The global oil market is abuzz: the production of crude oil is increasing without there being greater demand and, according to the IEA (International Energy Agency), the price of oil will continue to fall in 2015. The agency states, “It is increasingly clear that we have begun a new chapter in the history of the oil markets.”
Over the past few weeks, the price of Brent crude oil, one of the major benchmarks for the market, has fallen to its lowest level in the last four years: to below 78 dollars per barrel at the time of writing this article. The members of OPEC will meet on 27th November to discuss the pricing policies to adopt according to the current supply and demand. However, according to analysts, the price drop cannot be exclusively attributed to this dynamic, but also to geopolitical reasons. (See Dancing Numbers and Musical Chairs on the World Crude Oil Stage and Shale Gas and the Neo-Strategy of the United States previously published on this blog.)

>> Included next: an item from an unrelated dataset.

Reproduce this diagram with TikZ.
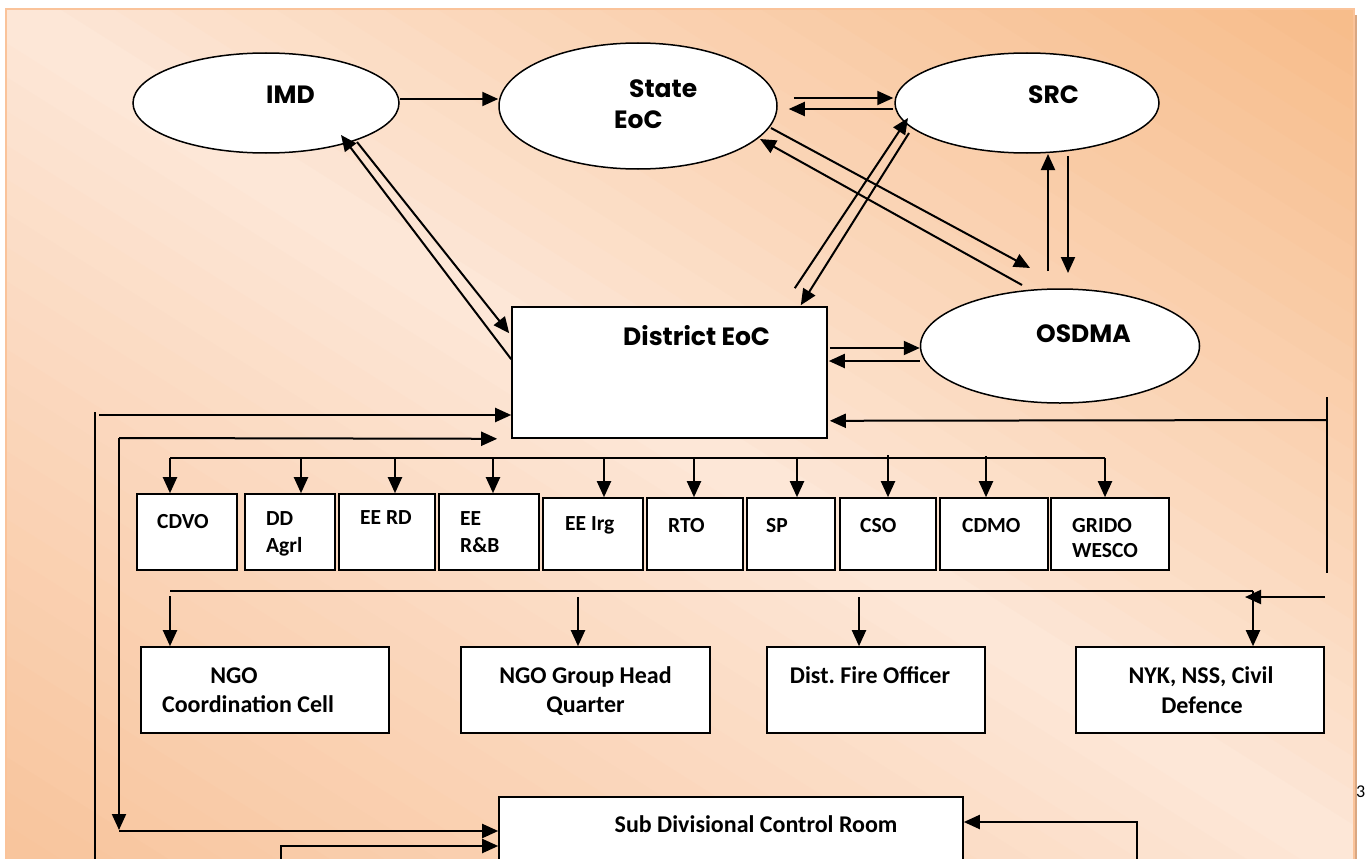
\documentclass[tikz,border=0pt]{standalone}
\usepackage{fontspec}
\setmainfont{Carlito}
\newfontfamily\gothic{Poppins}
\usepackage{tikz}
\usetikzlibrary{arrows.meta,shapes.geometric,positioning,calc}
\definecolor{peachlight}{HTML}{FDE8D9}
\definecolor{peachdark}{HTML}{F7BC8A}
\definecolor{peachwarm}{HTML}{F8C49C}
\definecolor{peachrim}{HTML}{FAC39A}
\definecolor{peachshade}{HTML}{D9A782}
\tikzset{%
  link/.style = {%
    line width = 2pt,
    -{Triangle[length=16pt,width=14pt]}},
  wire/.style = {%
    line width = 1.8pt}}

\begin{document}
\begin{tikzpicture}[x=1pt, y=-1pt,
bubble/.style={ellipse, draw=black, line width=1.5pt, fill=white, inner sep=0pt},
office/.style={rectangle, draw=black, line width=1.6pt, fill=white, inner sep=0pt},
toplabel/.style={anchor=base west, inner sep=0pt, font=\gothic\bfseries\fontsize{25}{30}\selectfont},
smalllabel/.style={anchor=base west, inner sep=0pt, font=\bfseries\fontsize{21.5}{26}\selectfont},
biglabel/.style={anchor=base, inner sep=0pt, font=\bfseries\fontsize{24}{29}\selectfont},
]

\useasboundingbox (0,0) rectangle (1365,859);

% page background, light band from top left to bottom right
\fill[peachshade] (1354,15) rectangle (1357,880);
\begin{scope}
\clip (6,9) rectangle (1354,880);
\fill[peachlight] (6,9) rectangle (1354,880);
\foreach \c in {0,0.04,...,0.97} {
  \pgfmathsetmacro{\p}{100*(\c+0.02)^0.9}
  \fill[peachdark!\p!peachlight] ({6+(\c-0.1)*1348},-76) -- ({6+(\c-0.055)*1348},-76)
    -- ({6+(\c+1.145)*1348},944) -- ({6+(\c+1.1)*1348},944) -- cycle;
}
\foreach \c in {0,0.04,...,0.97} {
  \pgfmathsetmacro{\p}{100*(\c+0.02)^0.9}
  \fill[peachwarm!\p!peachlight] ({6-(\c+0.1)*1348},-76) -- ({6-(\c+0.145)*1348},-76)
    -- ({6-(\c-1.055)*1348},944) -- ({6-(\c-1.1)*1348},944) -- cycle;
}
\end{scope}
\draw[peachrim, line width=1.5pt] (6,9) rectangle (1354,880);
\node[anchor=base west, inner sep=0pt, font=\fontsize{18}{18}\selectfont] (pageno) at (1356,797) {3};

% state level
\node[bubble, minimum width=266pt, minimum height=100pt] (imd)   at (266,103)  {};
\node[bubble, minimum width=278pt, minimum height=126pt] (state) at (638,106)  {};
\node[bubble, minimum width=264pt, minimum height=100pt] (src)   at (1027,103) {};
\node[bubble, minimum width=279pt, minimum height=114pt] (osdma) at (1060,346) {};
\node[office, minimum width=315pt, minimum height=131pt] (dist)  at (669.5,372.5) {};

\node[toplabel] (imd_t)    at (266,103)  {IMD};
\node[toplabel] (state_t)  at (629,97)   {State};
\node[toplabel] (state_t2) at (614,128)  {EoC};
\node[toplabel] (src_t)    at (1028,103) {SRC};
\node[toplabel] (osdma_t)  at (1036,342) {OSDMA};
\node[toplabel] (dist_t)   at (623,345)  {District EoC};

% line departments
\node[office, minimum width=100pt, minimum height=76pt] (cdvo)   at (187,532)  {};
\node[office, minimum width=90pt,  minimum height=76pt] (ddagrl) at (290,532)  {};
\node[office, minimum width=96pt,  minimum height=76pt] (eerd)   at (387,532)  {};
\node[office, minimum width=100pt, minimum height=76pt] (eerb)   at (489,532)  {};
\node[office, minimum width=100pt, minimum height=72pt] (eeirg)  at (593,534)  {};
\node[office, minimum width=96pt,  minimum height=72pt] (rto)    at (695,534)  {};
\node[office, minimum width=88pt,  minimum height=72pt] (sp)     at (791,534)  {};
\node[office, minimum width=96pt,  minimum height=72pt] (cso)    at (888,534)  {};
\node[office, minimum width=108pt, minimum height=72pt] (cdmo)   at (994,534)  {};
\node[office, minimum width=118pt, minimum height=72pt] (grido)  at (1110,534) {};

\node[smalllabel] (cdvo_t)   at (157,528)  {CDVO};
\node[smalllabel] (ddagrl_t) at (266,525)  {DD};
\node[smalllabel] (ddagrl_b) at (266,552)  {Agrl};
\node[smalllabel] (eerd_t)   at (360,524)  {EE RD};
\node[smalllabel] (eerb_t)   at (460,525)  {EE};
\node[smalllabel] (eerb_b)   at (460,552)  {R\&B};
\node[smalllabel] (eeirg_t)  at (565,530)  {EE Irg};
\node[smalllabel] (rto_t)    at (668,532)  {RTO};
\node[smalllabel] (sp_t)     at (766,532)  {SP};
\node[smalllabel] (cso_t)    at (860,532)  {CSO};
\node[smalllabel] (cdmo_t)   at (962,532)  {CDMO};
\node[smalllabel] (grido_t)  at (1072,532) {GRIDO};
\node[smalllabel] (grido_b)  at (1072,557) {WESCO};

% support agencies
\node[office, minimum width=248pt, minimum height=86pt] (ngocc) at (265,690)   {};
\node[office, minimum width=249pt, minimum height=86pt] (ngohq) at (585.5,690) {};
\node[office, minimum width=218pt, minimum height=86pt] (fire)  at (876,690)   {};
\node[office, minimum width=248pt, minimum height=86pt] (nyk)   at (1200,690)  {};
\node[office, minimum width=464pt, minimum height=103pt] (sub)  at (731,848.5) {};

\node[biglabel] (ngocc_t) at (234,683)   {NGO};
\node[biglabel] (ngocc_b) at (248,712)   {Coordination Cell};
\node[biglabel] (ngohq_t) at (585.5,683) {NGO Group Head};
\node[biglabel] (ngohq_b) at (585.5,712) {Quarter};
\node[biglabel] (fire_t)  at (870,683)   {Dist.\ Fire Officer};
\node[biglabel] (nyk_t)   at (1201,683)  {NYK, NSS, Civil};
\node[biglabel] (nyk_b)   at (1202,713)  {Defence};
\node[biglabel] (sub_t)   at (756,832)   {Sub Divisional Control Room};

% links between control rooms
\draw[link] ($(imd.east)+(0,-4)$) -- ($(imd.east -| state.west)+(0,-4)$);
\draw[link] ($(state.east)+(16,-8)$) -- ($(src.west)+(-1,-5)$);
\draw[link] ($(src.west)+(-1,6)$) -- ($(state.east)+(11,3)$);

\draw[link] ($(dist.north west)+(0,53)$) -- ($(imd.center)+(75,32)$);
\draw[link] ($(imd.center)+(91,39)$) -- ($(dist.north west)+(-2,27)$);

\draw[link] ($(state.center)+(133,22)$) -- ($(osdma.center)+(-30,-78)$);
\draw[link] ($(osdma.center)+(-38,-61)$) -- ($(state.center)+(122,33)$);

\draw[link] ($(dist.north east)+(-33,-18)$) -- ($(src.center)+(-119,15)$);
\draw[link] ($(src.center)+(-118,30)$) -- ($(dist.north east)+(-27,-1)$);

\draw[link] ($(osdma.center)+(-12,-75)$) -- ($(src.center)+(21,51)$);
\draw[link] ($(src.center)+(41,53)$) -- ($(osdma.center)+(8,-73)$);

\draw[link] ($(dist.east)+(2,-24.5)$) -- ($(dist.east -| osdma.west)+(0,-24.5)$);
\draw[link] ($(dist.east -| osdma.west)+(0,-11.5)$) -- ($(dist.east)+(1,-11.5)$);

% feedback from the right
\coordinate (rtop) at (1327,397);
\coordinate (rbot) at (1327,573);
\draw[wire] (rtop) -- (rbot);
\draw[link] ($(rtop)+(0,23)$) -- ($(dist.south east)+(2,-18)$);

% orders to line departments
\coordinate (bus1) at (170,458);
\coordinate (bus1e) at (1105,458);
\draw[wire] (bus1) -- (bus1e);
\draw[link] (170,458)  -- (cdvo.north -| 170,0);
\draw[link] (301,458)  -- (ddagrl.north -| 301,0);
\draw[link] (395,458)  -- (eerd.north -| 395,0);
\draw[link] (493,458)  -- (eerb.north -| 493,0);
\draw[link] (604,458)  -- (eeirg.north -| 604,0);
\draw[link] (694,458)  -- (rto.north -| 694,0);
\draw[link] (797,458)  -- (sp.north -| 797,0);
\draw[link] (888,455)  -- (cso.north -| 888,0);
\draw[link] (986,456)  -- (cdmo.north -| 986,0);
\draw[link] (1105,458) -- (grido.north -| 1105,0);

% orders to support agencies
\coordinate (bus2) at (170,591);
\coordinate (bus2e) at (1253,591);
\draw[line width=1.4pt] (bus2) -- (bus2e);
\draw[link] (170,596)  -- (ngocc.north -| 170,0);
\draw[link] (578,597)  -- (ngohq.north -| 578,0);
\draw[link] (859,597)  -- (fire.north -| 859,0);
\draw[link] (bus2e)    -- (nyk.north -| 1253,0);
\draw[link] (1325,597) -- (1245,597);

% sub division links
\draw[wire] (95,412) -- (95,880);
\draw[link] (99,415) -- (dist.west |- 0,415);
\draw[link] (119,438) -- ($(dist.south west)+(-14,0)$);
\draw[link] (119,438) -- (119,830);
\draw[link] (119,831) -- (sub.west |- 0,831);
\draw[link] (281,880) |- (sub.west |- 0,846);
\draw[link] (1137,880) |- (sub.east |- 0,822);

\end{tikzpicture}
\end{document}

In this type of scenario, logic dictates that the main oil producing countries, such as Saudi Arabia, should reduce production to force prices to rise in order to maintain their revenues; however, that is not what is happening. On the other hand, countries such as the United States, which are achieving greater energy independence and becoming exporters due to the “fracking” technique, may be seriously affected if prices continue to fall, as this extraction method is so costly that it would cease to be profitable. With this in mind, some experts are of the opinion that the Saudi Arabian strategy of maintaining its extraction volume (even though the decision means financial losses) could be due to their intention to mine some economies, such as that of Russia, and to impede the production of the “new” crude oil in the United States.

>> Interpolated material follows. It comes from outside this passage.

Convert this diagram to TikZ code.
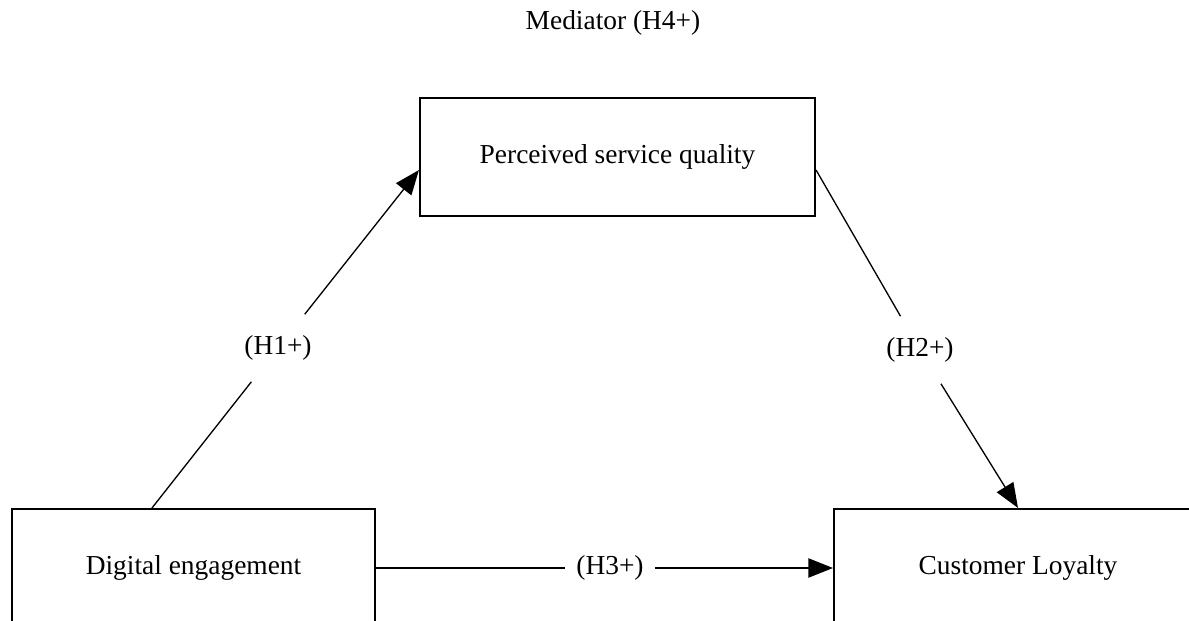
\documentclass[tikz,border=0pt]{standalone}
\usepackage{fontspec}
\setmainfont{Liberation Serif}
\usetikzlibrary{arrows.meta}
\begin{document}
\begin{tikzpicture}[
        box/.style={draw, line width=1.2pt, minimum width=7.36cm, minimum height=2.36cm, inner sep=0pt},
        hyp/.style={fill=white, inner xsep=0.22cm, inner ysep=0.42cm},
        arr/.style={line width=0.75pt, -{Triangle[length=14pt,width=11pt]}},
        every node/.append style={font=\fontsize{15.6}{18}\selectfont}
    ]
        \useasboundingbox (0,0) rectangle (23.78,-12.4);
        \begin{scope}
            \node (med) at (12.26,-0.46) {Mediator (H4+)};
            \node[box, minimum width=7.9cm] (s1) at (12.35,-3.14) {Perceived service quality};
            \node[box, minimum width=7.26cm] (s2) at (3.87,-11.36) {Digital engagement};
            \node[box] (s3) at (20.36,-11.36) {Customer Loyalty};
        \end{scope}
        \begin{scope}[every node/.append style={hyp}]
            \node (h1) at (5.56,-6.96) {(H1+)};
            \node (h2) at (18.4,-7.0) {(H2+)};
            \node (h3) at (12.2,-11.36) {(H3+)};
        \end{scope}
        \draw[arr] ([xshift=-0.83cm]s2.north) -- (h1) -- ([yshift=-0.26cm]s1.west);
        \draw[arr] ([yshift=-0.26cm]s1.east) -- (h2) -- (s3.north);
        \draw[arr] (s2) -- (h3) -- (s3);
    \end{tikzpicture}
\end{document}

Whatever the reasons for the turbulence in the oil market, the fact is that the most energy-dependent countries are the ones which are benefitting most from the situation. Europe, for example, is experiencing a reduction in its energy demand, which, when added to the trend of falling oil prices, could contribute to stimulating its economy, although it must be remembered that it is at the mercy of the decisions made by Saudi Arabia. It begs the questions of how the situation will affect the oil companies, how far the low trading price of oil will mean savings for industries and companies which consume large amounts of fuel, and when consumers will see the drop reflected in the price they pay for petrol, diesel or plane tickets. Or perhaps we should wonder how far individuals and companies will benefit from the fall in prices given that, although the cost of crude oil is in free fall, the costs of refinement and transformation into fuel do not vary, nor do the taxes applied to a litre of petrol. Moreover, oil companies are seeing sales fall, making it difficult for them to renounce their profit margins, and the depreciation of the euro is not a favourable sign either as oil companies buy crude oil in dollars but sell fuel in euros.
We shall have to wait and see what happens at the OPEC meeting.